Selene hummed, rocking back and forth on the tripod. “Perhaps a thousand other things, and perhaps none. The scholars of the Free Mediterranean are hopelessly divided on the topic of a proper progression through the Civic Realm. The Broad was more interested in defining the realms that came after, and that left the matter of the Civic Realm to the squabbling of lesser sophists. They haven’t made much headway in the centuries since. Or, at least that was the case amongst the sophists Bakkhos allowed on his mountain.”
The girl shrugged, the motion swallowed up by her oversized silks.
“In the end, this was how I prepared for my advancement to the Sophic Realm,” she said, tracing a circle in the air to encompass the lingering currents of her pneumatic scripture, the echo of her body-tempering routine, and the refining treasures that still hung in the air around her.
Then she snapped her fingers, and all of it vanished—replaced by a single bee. It bumbled through the air, landing clumsily on the tip of her outstretched finger and settling down as if to sleep.
She curled her finger back slowly and ran her thumb gently across its fuzzy thorax.
“Advancing to the Sophic Realm requires the internalization of an ideal. The first thought worth having, as the Broad so famously put it. My father likened it to striking a spark, the first of many needed to catch and light a Hero’s heart flame.
She smiled wryly. “Bakkhos called it the first sip, but I think that was more a mockery of my father than it was any true belief of his. Still, no matter what you call it, the underlying truth is this: a cultivator’s first step into the Realm of Philosophers is an act of creation, the construction of a load-bearing column inside your soul. It’s the establishment of an ideal.
“You could ask a thousand philosophers if this was the case for them when they took that first step, and all of them would have the same answer. You could ask a thousand-thousand, and it would still hold true.
“But if you asked me…”
Selene smiled sadly down at the docile bumblebee resting between her forefinger and thumb.

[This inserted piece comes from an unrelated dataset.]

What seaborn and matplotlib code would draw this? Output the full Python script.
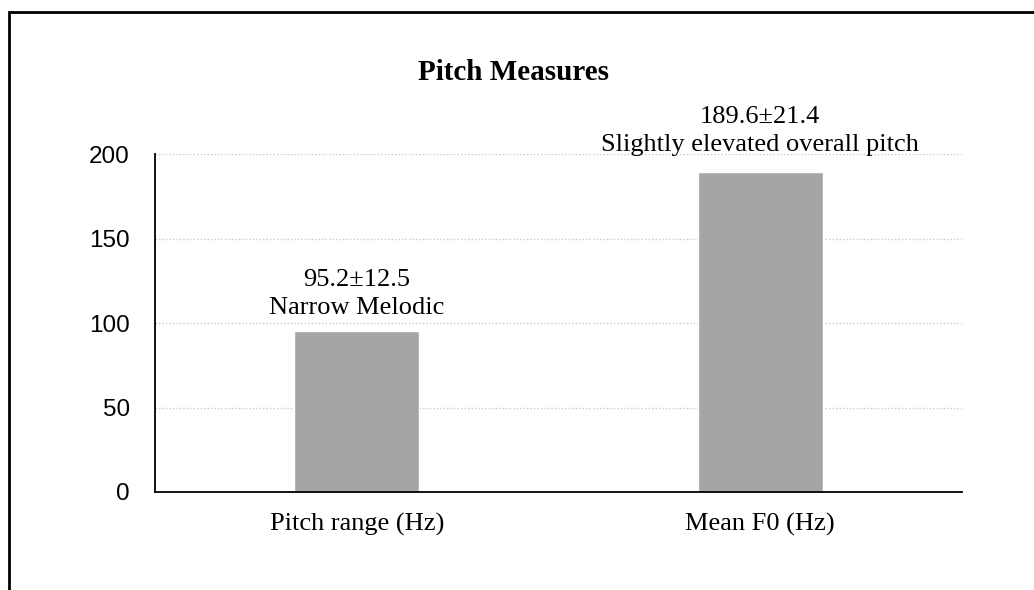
import matplotlib
matplotlib.use("Agg")
import matplotlib.pyplot as plt
import seaborn as sns
import pandas as pd
from matplotlib.patches import Rectangle

categories = ["Pitch range (Hz)", "Mean F0 (Hz)"]
values = [95.2, 189.6]
annotations = ["95.2±12.5\nNarrow Melodic", "189.6±21.4\nSlightly elevated overall pitch"]
yticks = [0, 50, 100, 150, 200]
title = "Pitch Measures"

sns.set_theme(style="white")
plt.rcParams["font.family"] = ["Liberation Serif", "DejaVu Serif"]
plt.rcParams["text.color"] = "black"
plt.rcParams["xtick.color"] = "black"
plt.rcParams["ytick.color"] = "black"

fig = plt.figure(figsize=(10.34, 5.9), dpi=100)
ax = fig.add_axes([155/1034, 98/590, (962-155)/1034, (492-154)/590])

df = pd.DataFrame({"cat": categories, "val": values})
sns.barplot(data=df, x="cat", y="val", color="#a5a5a5", width=0.31, ax=ax, saturation=1)

ax.set_xlim(-0.5, 1.5)
ax.set_ylim(0, 200)
ax.set_yticks(yticks)
ax.set_yticklabels([str(t) for t in yticks], fontfamily="Liberation Sans", fontsize=17.5)
ax.tick_params(axis="y", length=0, pad=18)
ax.tick_params(axis="x", length=0, pad=15, labelsize=19)
for lbl in ax.get_xticklabels():
    lbl.set_fontfamily("Liberation Serif")
ax.set_xlabel("")
ax.set_ylabel("")
ax.yaxis.grid(True, linestyle=(0, (1, 1.5)), color="#c8c8c8", linewidth=1)
ax.set_axisbelow(True)
for s in ["top", "right"]:
    ax.spines[s].set_visible(False)
for s in ["left", "bottom"]:
    ax.spines[s].set_color("black")
    ax.spines[s].set_linewidth(1.3)

for i, (v, t) in enumerate(zip(values, annotations)):
    ax.annotate(t, xy=(i, v), xytext=(0, 9 + 2 * i), textcoords="offset points",
                ha="center", va="bottom", fontsize=19, linespacing=1.35,
                fontfamily="Liberation Serif", annotation_clip=False)

fig.text(514/1034, 1 - 73/590, title, ha="center", va="center",
         fontsize=21, fontweight="bold", fontfamily="Liberation Serif")

fig.patches.append(Rectangle((9/1034, -0.1), 1.2, 1 - 12/590 + 0.1,
                             transform=fig.transFigure, fill=False,
                             edgecolor="black", linewidth=2))

fig.savefig("out.png", dpi=100)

Then, so suddenly that the bee didn’t even have time to struggle, she pinched her fingertips together and crushed it.
“My ascension to the Sophic Realm,” she said softly, “was not the striking of a spark. It was not an act of creation at all. It was a burial. The first of many to come.”
The vision of a girl lifted scarlet burning eyes to meet mine.
“Every single one of the pillars you see before you belonged to another cultivator before they belonged to me. And all of them but one were stolen at the tip of my spear.”